Ho lasciato che una parte prevalesse sull’altra alternando ragioni, convinzioni e paure. Come allo stesso modo ho lasciato che mi stuprasse l’anima gente ignobile che pur nella loro stoltezza aveva compreso la propria incommensurabile bassezza. La stessa che si è nutrita di quella che non credevo essere linfa: la limpidezza di mostrare i miei difetti.
Per dire che. In questo lunedì che odora di biscotto appena sfornato, nonostante le difficoltà di essere quella che sono siano davvero tante, posso per la prima volta essere fiera di dire che sì. Ho dei progetti. Senza silly.
E credo in loro. Fortemente.
Le stelle sono la mia tesina al Liceo durante la maturità. Quando ho deciso di inserire un disegno e fare un parallelismo con il Piccolo Principe. Contravvenendo a ogni regola logica e al volere del mio professore di Geografia Astronomica ho consegnato quello che la ragione non avrebbe voluto.
Il commissario esterno mi disse esattamente questo “Non è andata tanto bene la prova orale perchè hai pianto troppo e non si capiva nulla e la prova scritta era un po’ bizzarra, ma vorrei che tu scrivessi racconti per i miei figli.
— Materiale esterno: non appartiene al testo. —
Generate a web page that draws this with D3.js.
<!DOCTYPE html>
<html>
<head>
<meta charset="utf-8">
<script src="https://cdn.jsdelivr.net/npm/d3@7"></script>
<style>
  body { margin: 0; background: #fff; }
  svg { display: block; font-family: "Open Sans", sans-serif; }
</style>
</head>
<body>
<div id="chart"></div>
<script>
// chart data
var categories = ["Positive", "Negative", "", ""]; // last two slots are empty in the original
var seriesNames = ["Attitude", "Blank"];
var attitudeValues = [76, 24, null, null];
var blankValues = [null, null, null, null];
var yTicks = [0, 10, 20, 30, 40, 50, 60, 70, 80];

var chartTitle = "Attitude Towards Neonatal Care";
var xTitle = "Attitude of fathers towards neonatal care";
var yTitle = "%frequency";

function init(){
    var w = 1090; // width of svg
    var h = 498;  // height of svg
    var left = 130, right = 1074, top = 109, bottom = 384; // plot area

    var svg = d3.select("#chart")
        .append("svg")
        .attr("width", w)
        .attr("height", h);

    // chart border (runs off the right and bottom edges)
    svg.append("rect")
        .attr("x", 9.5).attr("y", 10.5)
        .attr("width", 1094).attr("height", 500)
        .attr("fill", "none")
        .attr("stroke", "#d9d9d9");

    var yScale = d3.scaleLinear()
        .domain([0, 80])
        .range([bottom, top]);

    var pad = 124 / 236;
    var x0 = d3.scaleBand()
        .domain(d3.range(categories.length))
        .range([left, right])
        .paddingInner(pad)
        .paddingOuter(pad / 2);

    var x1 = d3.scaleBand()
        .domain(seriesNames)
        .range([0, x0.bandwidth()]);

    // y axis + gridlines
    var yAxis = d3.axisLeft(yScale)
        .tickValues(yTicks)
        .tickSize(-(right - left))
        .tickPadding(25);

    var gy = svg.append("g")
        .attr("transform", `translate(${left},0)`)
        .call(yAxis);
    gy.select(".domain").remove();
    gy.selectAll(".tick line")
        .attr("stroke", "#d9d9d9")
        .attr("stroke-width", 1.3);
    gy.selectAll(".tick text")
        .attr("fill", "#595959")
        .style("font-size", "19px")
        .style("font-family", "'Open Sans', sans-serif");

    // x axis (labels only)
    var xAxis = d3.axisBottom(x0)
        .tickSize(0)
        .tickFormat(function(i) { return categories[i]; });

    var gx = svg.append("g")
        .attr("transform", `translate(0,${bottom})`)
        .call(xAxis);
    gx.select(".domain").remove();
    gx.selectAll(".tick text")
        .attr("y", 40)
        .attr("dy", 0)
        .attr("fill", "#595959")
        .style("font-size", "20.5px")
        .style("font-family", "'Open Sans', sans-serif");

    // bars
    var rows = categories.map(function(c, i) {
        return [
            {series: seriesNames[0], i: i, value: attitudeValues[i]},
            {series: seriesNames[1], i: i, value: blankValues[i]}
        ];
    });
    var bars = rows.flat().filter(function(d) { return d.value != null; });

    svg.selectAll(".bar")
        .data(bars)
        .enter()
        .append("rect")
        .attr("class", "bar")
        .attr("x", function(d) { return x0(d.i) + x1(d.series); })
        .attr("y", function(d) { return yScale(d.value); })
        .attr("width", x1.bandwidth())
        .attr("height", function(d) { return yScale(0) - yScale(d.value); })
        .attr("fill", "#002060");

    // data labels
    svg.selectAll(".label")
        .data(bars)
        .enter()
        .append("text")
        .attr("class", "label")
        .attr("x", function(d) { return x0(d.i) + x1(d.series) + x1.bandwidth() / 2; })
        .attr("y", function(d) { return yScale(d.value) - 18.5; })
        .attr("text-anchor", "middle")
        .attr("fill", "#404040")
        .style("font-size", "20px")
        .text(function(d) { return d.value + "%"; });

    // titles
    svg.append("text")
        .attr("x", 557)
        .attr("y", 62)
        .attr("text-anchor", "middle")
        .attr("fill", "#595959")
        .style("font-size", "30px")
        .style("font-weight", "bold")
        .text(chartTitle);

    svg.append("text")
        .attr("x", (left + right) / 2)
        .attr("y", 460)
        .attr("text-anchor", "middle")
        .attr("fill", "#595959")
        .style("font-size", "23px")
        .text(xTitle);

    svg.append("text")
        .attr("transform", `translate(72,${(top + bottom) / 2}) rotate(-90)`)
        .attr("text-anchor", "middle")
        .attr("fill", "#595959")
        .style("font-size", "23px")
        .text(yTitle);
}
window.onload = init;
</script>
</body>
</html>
Vorrei che tu scrivessi un racconto per me. Te lo ricorderai?”.
Sino ad oggi ho pensato che fosse un uomo gentile in imbarazzo per una matta senza regole che arriva, piange e ti mostra il piccolo principe e parla di nane bianche come fossero nanette di giardino albine.
Oggi credo solo che lui avesse più maturità di me e vedesse quello che io sino ad ora mi sono costretta a non guardare. Nonostante il mio cognome sia Guardo.
Non ho guardato nulla e sono stata cieca.
E in questi biscotti pieni di stelle ci sono tutti i racconti che ho avuto paura di tirare fuori. C’è una benda buttata nel cielo, che vola via fino all’asteroide B612, e che mi ha impedito di essere me.
Per dire che Cookieland è partito. E che voglio incontrare tanti bimbi che mi chiedano
“Iaia, me la disegni una pecora?”.
Una stella?
E prendermi cura di loro e di quella Iaia piccola che per fortuna non è andata via. E sono le 12.12, sì.
Non posso più mangiare i pan di stelle. Ma posso sognare di farlo.